[COLLECTED DATA]
'''
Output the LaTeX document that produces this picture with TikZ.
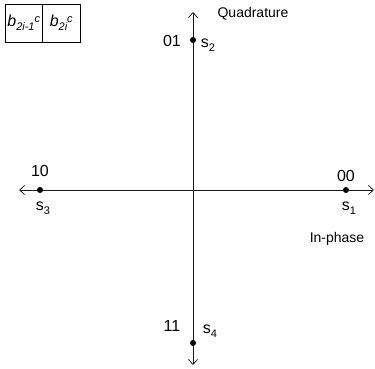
\documentclass[tikz,border=0pt]{standalone}
\usepackage{fontspec}
\setmainfont{Liberation Sans}
\usetikzlibrary{arrows.meta,positioning,calc}

\newcommand{\lowidx}[1]{\raisebox{-4pt}{\fontsize{11}{13}\selectfont #1}}
\newcommand{\highidx}[1]{\raisebox{4pt}{\fontsize{11}{13}\selectfont #1}}

\tikzset{
	axisline/.style={black!90,line width=0.75pt,{Straight Barb[length=5pt,width=9pt]}-{Straight Barb[length=5pt,width=9pt]}},
	symdot/.style={circle,fill=black,inner sep=0pt,minimum size=6pt},
	symlabel/.style={font=\fontsize{16}{18}\selectfont,inner sep=0pt},
	axislabel/.style={font=\fontsize{14}{16}\selectfont,inner sep=0pt},
	bitcell/.style={draw,line width=0.7pt,minimum width=37.5pt,minimum height=38pt,inner sep=0pt,font=\fontsize{16}{18}\selectfont\itshape}
}

\begin{document}
\begin{tikzpicture}[x=1pt,y=1pt]
		\useasboundingbox (-193,-178) rectangle (182,190);
		% axes
		\coordinate (west) at (-174,0);
		\coordinate (east) at (181,0);
		\coordinate (north) at (0,178);
		\coordinate (south) at (0,-175);
		\draw[axisline] (west)--(east);
		\draw[axisline] (south)--(north);
		% constellation points
		\node[symdot] (s1) at (153,0) {};
		\node[symdot] (s2) at (0,150) {};
		\node[symdot] (s3) at (-153,0) {};
		\node[symdot] (s4) at (0,-153) {};
		\node[symlabel] (b1) at ($(s1)+(0,14)$) {00};
		\node[symlabel] (n1) at ($(s1)+(3,-18)$) {s\lowidx{1}};
		\node[symlabel] (b2) at ($(s2)+(-21,-1)$) {01};
		\node[symlabel] (n2) at ($(s2)+(15,-5)$) {s\lowidx{2}};
		\node[symlabel] (b3) at ($(s3)+(0,19)$) {10};
		\node[symlabel] (n3) at ($(s3)+(3,-18)$) {s\lowidx{3}};
		\node[symlabel] (b4) at ($(s4)+(-21,17)$) {11};
		\node[symlabel] (n4) at ($(s4)+(17,12)$) {s\lowidx{4}};
		\node[axislabel] (quad) at (60,176) {Quadrature};
		\node[axislabel] (inph) at (144,-49) {In-phase};
		% bit legend
		\node[bitcell] (cella) at (-169.25,167) {b\lowidx{2i-1}\highidx{c}};
		\node[bitcell,right=-0.7pt of cella] (cellb) {b\lowidx{2i}\highidx{c}};
	\end{tikzpicture}
\end{document}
'''
[WORK REQUIRED]
Transcribe the full listing above exactly as it stands, minus the pictures.

[COMPLETE RESPONSE]
Output the LaTeX document that produces this picture with TikZ.
\documentclass[tikz,border=0pt]{standalone}
\usepackage{fontspec}
\setmainfont{Liberation Sans}
\usetikzlibrary{arrows.meta,positioning,calc}

\newcommand{\lowidx}[1]{\raisebox{-4pt}{\fontsize{11}{13}\selectfont #1}}
\newcommand{\highidx}[1]{\raisebox{4pt}{\fontsize{11}{13}\selectfont #1}}

\tikzset{
	axisline/.style={black!90,line width=0.75pt,{Straight Barb[length=5pt,width=9pt]}-{Straight Barb[length=5pt,width=9pt]}},
	symdot/.style={circle,fill=black,inner sep=0pt,minimum size=6pt},
	symlabel/.style={font=\fontsize{16}{18}\selectfont,inner sep=0pt},
	axislabel/.style={font=\fontsize{14}{16}\selectfont,inner sep=0pt},
	bitcell/.style={draw,line width=0.7pt,minimum width=37.5pt,minimum height=38pt,inner sep=0pt,font=\fontsize{16}{18}\selectfont\itshape}
}

\begin{document}
\begin{tikzpicture}[x=1pt,y=1pt]
		\useasboundingbox (-193,-178) rectangle (182,190);
		% axes
		\coordinate (west) at (-174,0);
		\coordinate (east) at (181,0);
		\coordinate (north) at (0,178);
		\coordinate (south) at (0,-175);
		\draw[axisline] (west)--(east);
		\draw[axisline] (south)--(north);
		% constellation points
		\node[symdot] (s1) at (153,0) {};
		\node[symdot] (s2) at (0,150) {};
		\node[symdot] (s3) at (-153,0) {};
		\node[symdot] (s4) at (0,-153) {};
		\node[symlabel] (b1) at ($(s1)+(0,14)$) {00};
		\node[symlabel] (n1) at ($(s1)+(3,-18)$) {s\lowidx{1}};
		\node[symlabel] (b2) at ($(s2)+(-21,-1)$) {01};
		\node[symlabel] (n2) at ($(s2)+(15,-5)$) {s\lowidx{2}};
		\node[symlabel] (b3) at ($(s3)+(0,19)$) {10};
		\node[symlabel] (n3) at ($(s3)+(3,-18)$) {s\lowidx{3}};
		\node[symlabel] (b4) at ($(s4)+(-21,17)$) {11};
		\node[symlabel] (n4) at ($(s4)+(17,12)$) {s\lowidx{4}};
		\node[axislabel] (quad) at (60,176) {Quadrature};
		\node[axislabel] (inph) at (144,-49) {In-phase};
		% bit legend
		\node[bitcell] (cella) at (-169.25,167) {b\lowidx{2i-1}\highidx{c}};
		\node[bitcell,right=-0.7pt of cella] (cellb) {b\lowidx{2i}\highidx{c}};
	\end{tikzpicture}
\end{document}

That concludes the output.